To The Vietnam Veterans Memorial Wall, And More Importantly, To Those Who Visit It:
I stood before you alone on a warm, sunny August day, and fought to keep my tears to myself. I wished desperately that my father could be there too, but he was 3000 miles away, and we didn’t talk much anymore anyway. I was awed by the simplicity of your portrayal of such heavy sorrow. I was awed by how much sadness you stirred in me. There are no names on that wall that I recognize. I didn’t lose a loved one to this war, my father came home physically intact from his year in Vietnam. If he hadn’t, if his name were inscribed on your surface, I would not have been alive to stand before you, to touch your smooth granite and read the names of people I didn’t know, people I could never know.

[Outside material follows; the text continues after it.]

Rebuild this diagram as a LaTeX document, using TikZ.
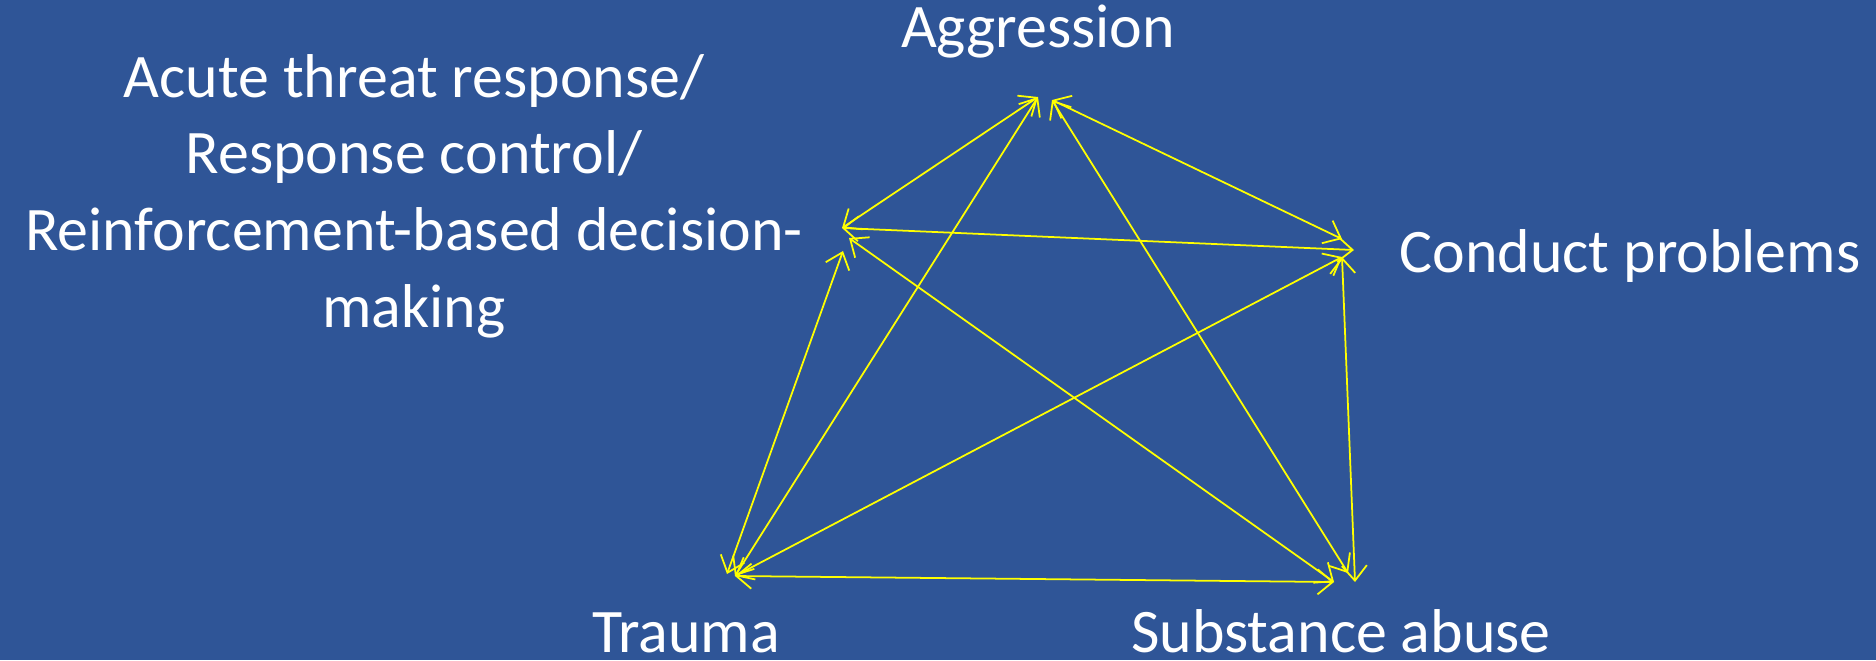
\documentclass[tikz,border=0pt]{standalone}
\usepackage{fontspec}
\setmainfont{Carlito}
\usetikzlibrary{arrows.meta}
\definecolor{slideblue}{HTML}{2F5597}
\definecolor{linkyellow}{HTML}{FFFF00}
\tikzset{
  label text/.style={text=white, inner sep=0pt, anchor=base,
    font=\fontsize{17.6pt}{21pt}\selectfont},
  link/.style={draw=linkyellow, line width=0.5pt,
    {Straight Barb[length=1.5mm,width=2.5mm]}-{Straight Barb[length=1.5mm,width=2.5mm]}},
}
\begin{document}
\begin{tikzpicture}[x=0.01cm, y=-0.01cm]
  % slide background
  \fill[slideblue] (0,0) rectangle (1876,660);
  \useasboundingbox (0,0) rectangle (1876,660);

  % labels
  \node[label text] (aggr) at (1038,47) {Aggression};
  \node[label text] (acute1) at (414,97) {Acute threat response/};
  \node[label text] (acute2) at (414,173) {Response control/};
  \node[label text] (acute3) at (414,250) {Reinforcement-based decision-};
  \node[label text] (acute4) at (414,327) {making};
  \node[label text] (cond) at (1630,272) {Conduct problems};
  \node[label text, text depth=0pt] (trauma) at (686,652) {Trauma};
  \node[label text, text depth=0pt] (subst) at (1341,652) {Substance abuse};

  % connection points of each concept
  \coordinate (a1) at (1038,97);
  \coordinate (a2) at (1052,100);
  \coordinate (r1) at (842,228);
  \coordinate (r2) at (849,238);
  \coordinate (r3) at (843,251);
  \coordinate (c1) at (1342,239);
  \coordinate (c2) at (1354,250);
  \coordinate (c3) at (1342,257);
  \coordinate (t1) at (727,574);
  \coordinate (t2) at (735,576);
  \coordinate (s1) at (1334,582);
  \coordinate (s2) at (1348,573);
  \coordinate (s3) at (1355,582);

  % mutual influences
  \draw[link] (a1) -- (r1);
  \draw[link] (a1) -- (t2);
  \draw[link] (a2) -- (c1);
  \draw[link] (a2) -- (s2);
  \draw[link] (r1) -- (c2);
  \draw[link] (r2) -- (s1);
  \draw[link] (r3) -- (t1);
  \draw[link] (c3) -- (t2);
  \draw[link] (c3) -- (s3);
  \draw[link] (t2) -- (s1);
\end{tikzpicture}
\end{document}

My emotion that day was partly a reflection of my father’s feelings about you. Even though he never had the opportunity to visit you, it meant a lot to him knowing you had been built to honor those who died in the war he too had served in. The only time we ever talked about his service in Vietnam was when he shed a tear over an essay I wrote about you in sixth grade. It was such a powerful moment, and it felt a bit as though I stood before you in his honor.
But my feeling as I touched your cold, shiny surface that day was also a sadness of loss. My understanding of this war, and all wars, had come a long way since I wrote that essay in sixth grade. I feel the things that are lost to war very strongly. They are a weight on our society much greater than that of your granite slabs.
The loss of so many American lives is beyond tragic. But there are so many sad things about this war, so many more things than the loss you represent. An estimated 1,313,000 deaths occurred as a result of war in North and South Vietnam, Laos, and Cambodia just in the years between 1965 and 1974, and only a little over 58,000 of those are inscribed on your surface. At least 587,000 of those were civilians. Men, women, children. Every single one is a tragedy.
And people continued to die after 1975, they are still dying as a result of this war. We left behind a legacy of un-exploded ordinance, waiting for innocent people to stumble upon them. We left behind a legacy of people poisoned by Agent Orange. We left behind a legacy of refugees and instability in many of these countries resulting in more death, more destruction. Those names are not on your surface.
And those who came home to America? They were left alone to face what they had done, what they had seen, what they had experienced, what they had suffered. How many, unable to deal with their horrors, took their own lives? How many also suffered from the toxic effects of Agent Orange? Where are their names on your surface?
Your moving simplicity leaves out so much, as if to excuse our ignorance in this nation of the devastating effects our wars have on generations of Americans, and on generations of people around the world, and on the world itself. As if war, and soldiers dying, is as clean as your shiny wall and the simple white crosses of Arlington Cemetery.
I wish the American people would see a reflection of all that loss in your surface, so we might all rise up together and bring an end to the wars and devastation our nation is waging around the globe. I wish we would honor the many who have died for the few who profit from war by refusing to fight. I wish you said that on your surface, especially to the young men and women thinking of enlisting who happen to pass you by.